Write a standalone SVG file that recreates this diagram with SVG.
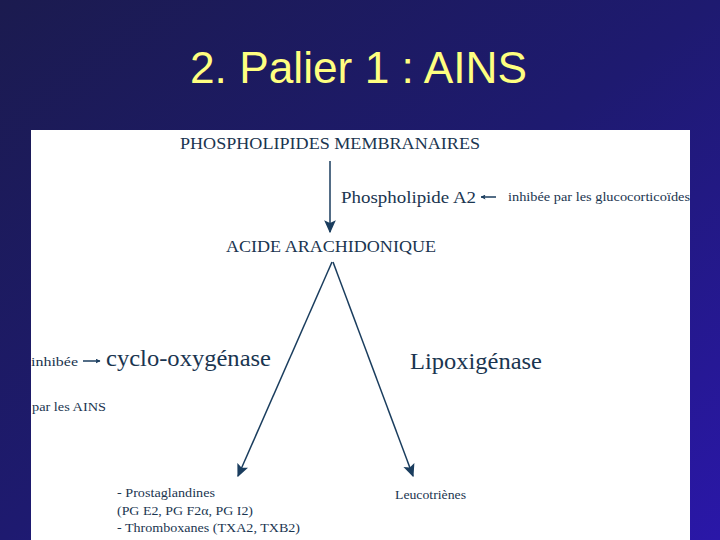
<svg xmlns="http://www.w3.org/2000/svg" width="720" height="540" viewBox="0 0 720 540">
<defs>
<linearGradient id="bg" x1="0" y1="0" x2="1" y2="1">
<stop offset="0" stop-color="#1b1b4f"/>
<stop offset="0.5" stop-color="#1e1a70"/>
<stop offset="1" stop-color="#2a17a8"/>
</linearGradient>
<marker id="ah" viewBox="0 0 10 10" refX="9" refY="5" markerWidth="5" markerHeight="5" orient="auto" markerUnits="userSpaceOnUse">
<path d="M0,0 L10,5 L0,10 L2,5 Z" fill="#1a3d5e"/>
</marker>
<marker id="big" viewBox="0 0 10 10" refX="9" refY="5" markerWidth="13" markerHeight="13" orient="auto" markerUnits="userSpaceOnUse">
<path d="M0,0.5 L10,5 L0,9.5 L2,5 Z" fill="#1a3d5e"/>
</marker>
</defs>
<style>
.t{font-family:"Liberation Serif","DejaVu Serif",serif;fill:#1a3550}
.c{stroke:#1a3d5e;stroke-width:1.5;fill:none}
</style>
<rect width="720" height="540" fill="url(#bg)"/>
<text x="190" y="83" font-family="Liberation Sans, Arial, sans-serif" font-size="45" fill="#ffff80" textLength="337" lengthAdjust="spacingAndGlyphs">2. Palier 1 : AINS</text>
<rect x="31" y="130" width="659" height="410" fill="#ffffff"/>
<g id="connectors">
<line class="c" x1="330" y1="161" x2="330" y2="232" stroke-width="2" marker-end="url(#big)"/>
<line class="c" x1="332" y1="262" x2="238" y2="476" marker-end="url(#big)"/>
<line class="c" x1="333" y1="262" x2="413" y2="476" marker-end="url(#big)"/>
<line class="c" x1="496" y1="197" x2="481" y2="197" stroke-width="1.2" marker-end="url(#ah)"/>
<line class="c" x1="83" y1="361" x2="100" y2="361" stroke-width="1.2" marker-end="url(#ah)"/>
</g>
<g id="phospholipides"><text class="t" x="180" y="149" font-size="17" textLength="300" lengthAdjust="spacingAndGlyphs">PHOSPHOLIPIDES MEMBRANAIRES</text></g>
<g id="pla2"><text class="t" x="341" y="203" font-size="17" textLength="135" lengthAdjust="spacingAndGlyphs">Phospholipide A2</text></g>
<g id="gluco"><text class="t" x="508" y="201" font-size="12" textLength="182" lengthAdjust="spacingAndGlyphs">inhibée par les glucocorticoïdes</text></g>
<g id="acide"><text class="t" x="226" y="252" font-size="17" textLength="210" lengthAdjust="spacingAndGlyphs">ACIDE ARACHIDONIQUE</text></g>
<g id="inhibee"><text class="t" x="31" y="366" font-size="12" textLength="47" lengthAdjust="spacingAndGlyphs">inhibée</text>
<text class="t" x="32" y="411" font-size="13" textLength="74" lengthAdjust="spacingAndGlyphs">par les AINS</text></g>
<g id="cox"><text class="t" x="106" y="366" font-size="23" textLength="165" lengthAdjust="spacingAndGlyphs">cyclo-oxygénase</text></g>
<g id="lipox"><text class="t" x="410" y="369" font-size="23" textLength="132" lengthAdjust="spacingAndGlyphs">Lipoxigénase</text></g>
<g id="prosta">
<text class="t" x="117" y="497" font-size="13" textLength="98" lengthAdjust="spacingAndGlyphs">- Prostaglandines</text>
<text class="t" x="117" y="515" font-size="13" textLength="136" lengthAdjust="spacingAndGlyphs">(PG E2, PG F2α, PG I2)</text>
<text class="t" x="117" y="532" font-size="13" textLength="183" lengthAdjust="spacingAndGlyphs">- Thromboxanes (TXA2, TXB2)</text>
</g>
<g id="leuco"><text class="t" x="395" y="499" font-size="13" textLength="71" lengthAdjust="spacingAndGlyphs">Leucotriènes</text></g>
</svg>
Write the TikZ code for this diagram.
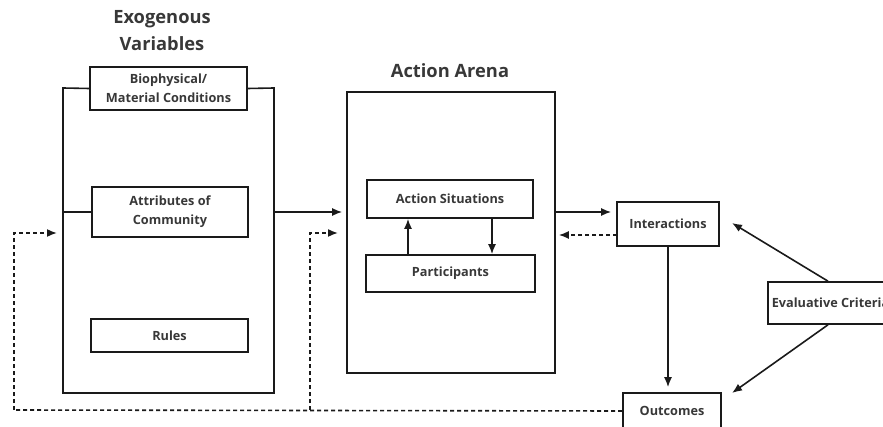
\documentclass[tikz,border=0pt]{standalone}
\usepackage{fontspec}
\setmainfont{Open Sans}
\usetikzlibrary{arrows.meta}
\definecolor{txt}{HTML}{383838}
\definecolor{ln}{HTML}{1A1A1A}
\tikzset{
  box/.style={draw=ln, line width=1.6pt, fill=white, text=txt, font=\fontsize{12.7}{19}\selectfont\bfseries, align=center, inner sep=0pt},
  title/.style={text=txt, font=\fontsize{18.3}{27}\selectfont\bfseries, align=center},
  conn/.style={draw=ln, line width=1.6pt},
  arr/.style={conn, -{Latex[length=10pt,width=8pt]}},
  dsh/.style={draw=ln, line width=1.6pt, dash pattern=on 4pt off 3pt}
}
\begin{document}
\begin{tikzpicture}[x=1pt,y=-1pt]
\useasboundingbox (0,0) rectangle (883,427);
\clip (0,0) rectangle (883,427);
% titles
\node[title] (extitle) at (162,31) {Exogenous\\Variables};
\node[title] (artitle) at (450,71) {Action Arena};
% exogenous
\node[box, minimum width=157pt, minimum height=43pt] (bio) at (168.5,88.5) {Biophysical/\\Material Conditions};
\node[box, minimum width=156pt, minimum height=50pt] (attr) at (170,212) {Attributes of\\Community};
\node[box, minimum width=157pt, minimum height=33pt] (rules) at (169.5,335.5) {Rules};
\coordinate (fTL) at (63,88);
\coordinate (fBL) at (63,393);
\coordinate (fBR) at (274,393);
\coordinate (fTR) at (274,88);
\draw[conn] (bio.west) -- (fTL) -- (fBL) -- (fBR) -- (fTR) -- (bio.east);
\draw[conn] (attr.west) -- (attr.west -| fTL);
% arena
\node[box, minimum width=208pt, minimum height=281pt] (arena) at (451,232.5) {};
\node[box, minimum width=166pt, minimum height=38pt] (as) at (450,199) {Action Situations};
\node[box, minimum width=169pt, minimum height=37pt] (part) at (450.5,273.5) {Participants};
\coordinate (up) at (408,0);
\coordinate (dn) at (492,0);
\draw[arr] (part.north -| up) -- (as.south -| up);
\draw[arr] (as.south -| dn) -- (part.north -| dn);
\draw[arr, shorten >=4pt] (attr.east -| fTR) -- (attr.east -| arena.west);
% right part
\node[box, minimum width=102pt, minimum height=44pt] (inter) at (668,224) {Interactions};
\node[box, anchor=west, inner xsep=4pt, minimum height=42pt] (ec) at (767,303) {Evaluative Criteria};
\node[box, minimum width=98pt, minimum height=36pt] (out) at (672,411) {Outcomes};
\coordinate (aR) at (555,212);
\draw[arr, shorten >=5pt] (aR) -- (aR -| inter.west);
\coordinate (iL) at (617,235);
\draw[arr, dsh, shorten >=3pt] (iL) -- (iL -| arena.east);
\draw[arr, shorten >=5pt] (inter.south) -- (inter.south |- out.north);
\coordinate (t1) at (732,223);
\coordinate (t2) at (732,393);
\draw[arr] ([xshift=61pt]ec.north west) -- (t1);
\draw[arr] ([xshift=61pt]ec.south west) -- (t2);
% feedback
\coordinate (fbL) at (14,410);
\coordinate (fbM) at (310,410);
\coordinate (exin) at (57,233);
\coordinate (arin) at (338,233);
\draw[dsh] (out.west) -- (fbL);
\draw[arr, dsh] (fbL) |- (exin);
\draw[arr, dsh] (fbM) |- (arin);
\end{tikzpicture}
\end{document}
══════════
_The exercise_
Ignore the images and quote every line of the listing exactly.

_Exercise result_
Write a standalone SVG file that recreates this diagram with SVG.
<svg xmlns="http://www.w3.org/2000/svg" width="720" height="540" viewBox="0 0 720 540">
<defs>
<linearGradient id="bg" x1="0" y1="0" x2="1" y2="1">
<stop offset="0" stop-color="#1b1b4f"/>
<stop offset="0.5" stop-color="#1e1a70"/>
<stop offset="1" stop-color="#2a17a8"/>
</linearGradient>
<marker id="ah" viewBox="0 0 10 10" refX="9" refY="5" markerWidth="5" markerHeight="5" orient="auto" markerUnits="userSpaceOnUse">
<path d="M0,0 L10,5 L0,10 L2,5 Z" fill="#1a3d5e"/>
</marker>
<marker id="big" viewBox="0 0 10 10" refX="9" refY="5" markerWidth="13" markerHeight="13" orient="auto" markerUnits="userSpaceOnUse">
<path d="M0,0.5 L10,5 L0,9.5 L2,5 Z" fill="#1a3d5e"/>
</marker>
</defs>
<style>
.t{font-family:"Liberation Serif","DejaVu Serif",serif;fill:#1a3550}
.c{stroke:#1a3d5e;stroke-width:1.5;fill:none}
</style>
<rect width="720" height="540" fill="url(#bg)"/>
<text x="190" y="83" font-family="Liberation Sans, Arial, sans-serif" font-size="45" fill="#ffff80" textLength="337" lengthAdjust="spacingAndGlyphs">2. Palier 1 : AINS</text>
<rect x="31" y="130" width="659" height="410" fill="#ffffff"/>
<g id="connectors">
<line class="c" x1="330" y1="161" x2="330" y2="232" stroke-width="2" marker-end="url(#big)"/>
<line class="c" x1="332" y1="262" x2="238" y2="476" marker-end="url(#big)"/>
<line class="c" x1="333" y1="262" x2="413" y2="476" marker-end="url(#big)"/>
<line class="c" x1="496" y1="197" x2="481" y2="197" stroke-width="1.2" marker-end="url(#ah)"/>
<line class="c" x1="83" y1="361" x2="100" y2="361" stroke-width="1.2" marker-end="url(#ah)"/>
</g>
<g id="phospholipides"><text class="t" x="180" y="149" font-size="17" textLength="300" lengthAdjust="spacingAndGlyphs">PHOSPHOLIPIDES MEMBRANAIRES</text></g>
<g id="pla2"><text class="t" x="341" y="203" font-size="17" textLength="135" lengthAdjust="spacingAndGlyphs">Phospholipide A2</text></g>
<g id="gluco"><text class="t" x="508" y="201" font-size="12" textLength="182" lengthAdjust="spacingAndGlyphs">inhibée par les glucocorticoïdes</text></g>
<g id="acide"><text class="t" x="226" y="252" font-size="17" textLength="210" lengthAdjust="spacingAndGlyphs">ACIDE ARACHIDONIQUE</text></g>
<g id="inhibee"><text class="t" x="31" y="366" font-size="12" textLength="47" lengthAdjust="spacingAndGlyphs">inhibée</text>
<text class="t" x="32" y="411" font-size="13" textLength="74" lengthAdjust="spacingAndGlyphs">par les AINS</text></g>
<g id="cox"><text class="t" x="106" y="366" font-size="23" textLength="165" lengthAdjust="spacingAndGlyphs">cyclo-oxygénase</text></g>
<g id="lipox"><text class="t" x="410" y="369" font-size="23" textLength="132" lengthAdjust="spacingAndGlyphs">Lipoxigénase</text></g>
<g id="prosta">
<text class="t" x="117" y="497" font-size="13" textLength="98" lengthAdjust="spacingAndGlyphs">- Prostaglandines</text>
<text class="t" x="117" y="515" font-size="13" textLength="136" lengthAdjust="spacingAndGlyphs">(PG E2, PG F2α, PG I2)</text>
<text class="t" x="117" y="532" font-size="13" textLength="183" lengthAdjust="spacingAndGlyphs">- Thromboxanes (TXA2, TXB2)</text>
</g>
<g id="leuco"><text class="t" x="395" y="499" font-size="13" textLength="71" lengthAdjust="spacingAndGlyphs">Leucotriènes</text></g>
</svg>
Write the TikZ code for this diagram.
\documentclass[tikz,border=0pt]{standalone}
\usepackage{fontspec}
\setmainfont{Open Sans}
\usetikzlibrary{arrows.meta}
\definecolor{txt}{HTML}{383838}
\definecolor{ln}{HTML}{1A1A1A}
\tikzset{
  box/.style={draw=ln, line width=1.6pt, fill=white, text=txt, font=\fontsize{12.7}{19}\selectfont\bfseries, align=center, inner sep=0pt},
  title/.style={text=txt, font=\fontsize{18.3}{27}\selectfont\bfseries, align=center},
  conn/.style={draw=ln, line width=1.6pt},
  arr/.style={conn, -{Latex[length=10pt,width=8pt]}},
  dsh/.style={draw=ln, line width=1.6pt, dash pattern=on 4pt off 3pt}
}
\begin{document}
\begin{tikzpicture}[x=1pt,y=-1pt]
\useasboundingbox (0,0) rectangle (883,427);
\clip (0,0) rectangle (883,427);
% titles
\node[title] (extitle) at (162,31) {Exogenous\\Variables};
\node[title] (artitle) at (450,71) {Action Arena};
% exogenous
\node[box, minimum width=157pt, minimum height=43pt] (bio) at (168.5,88.5) {Biophysical/\\Material Conditions};
\node[box, minimum width=156pt, minimum height=50pt] (attr) at (170,212) {Attributes of\\Community};
\node[box, minimum width=157pt, minimum height=33pt] (rules) at (169.5,335.5) {Rules};
\coordinate (fTL) at (63,88);
\coordinate (fBL) at (63,393);
\coordinate (fBR) at (274,393);
\coordinate (fTR) at (274,88);
\draw[conn] (bio.west) -- (fTL) -- (fBL) -- (fBR) -- (fTR) -- (bio.east);
\draw[conn] (attr.west) -- (attr.west -| fTL);
% arena
\node[box, minimum width=208pt, minimum height=281pt] (arena) at (451,232.5) {};
\node[box, minimum width=166pt, minimum height=38pt] (as) at (450,199) {Action Situations};
\node[box, minimum width=169pt, minimum height=37pt] (part) at (450.5,273.5) {Participants};
\coordinate (up) at (408,0);
\coordinate (dn) at (492,0);
\draw[arr] (part.north -| up) -- (as.south -| up);
\draw[arr] (as.south -| dn) -- (part.north -| dn);
\draw[arr, shorten >=4pt] (attr.east -| fTR) -- (attr.east -| arena.west);
% right part
\node[box, minimum width=102pt, minimum height=44pt] (inter) at (668,224) {Interactions};
\node[box, anchor=west, inner xsep=4pt, minimum height=42pt] (ec) at (767,303) {Evaluative Criteria};
\node[box, minimum width=98pt, minimum height=36pt] (out) at (672,411) {Outcomes};
\coordinate (aR) at (555,212);
\draw[arr, shorten >=5pt] (aR) -- (aR -| inter.west);
\coordinate (iL) at (617,235);
\draw[arr, dsh, shorten >=3pt] (iL) -- (iL -| arena.east);
\draw[arr, shorten >=5pt] (inter.south) -- (inter.south |- out.north);
\coordinate (t1) at (732,223);
\coordinate (t2) at (732,393);
\draw[arr] ([xshift=61pt]ec.north west) -- (t1);
\draw[arr] ([xshift=61pt]ec.south west) -- (t2);
% feedback
\coordinate (fbL) at (14,410);
\coordinate (fbM) at (310,410);
\coordinate (exin) at (57,233);
\coordinate (arin) at (338,233);
\draw[dsh] (out.west) -- (fbL);
\draw[arr, dsh] (fbL) |- (exin);
\draw[arr, dsh] (fbM) |- (arin);
\end{tikzpicture}
\end{document}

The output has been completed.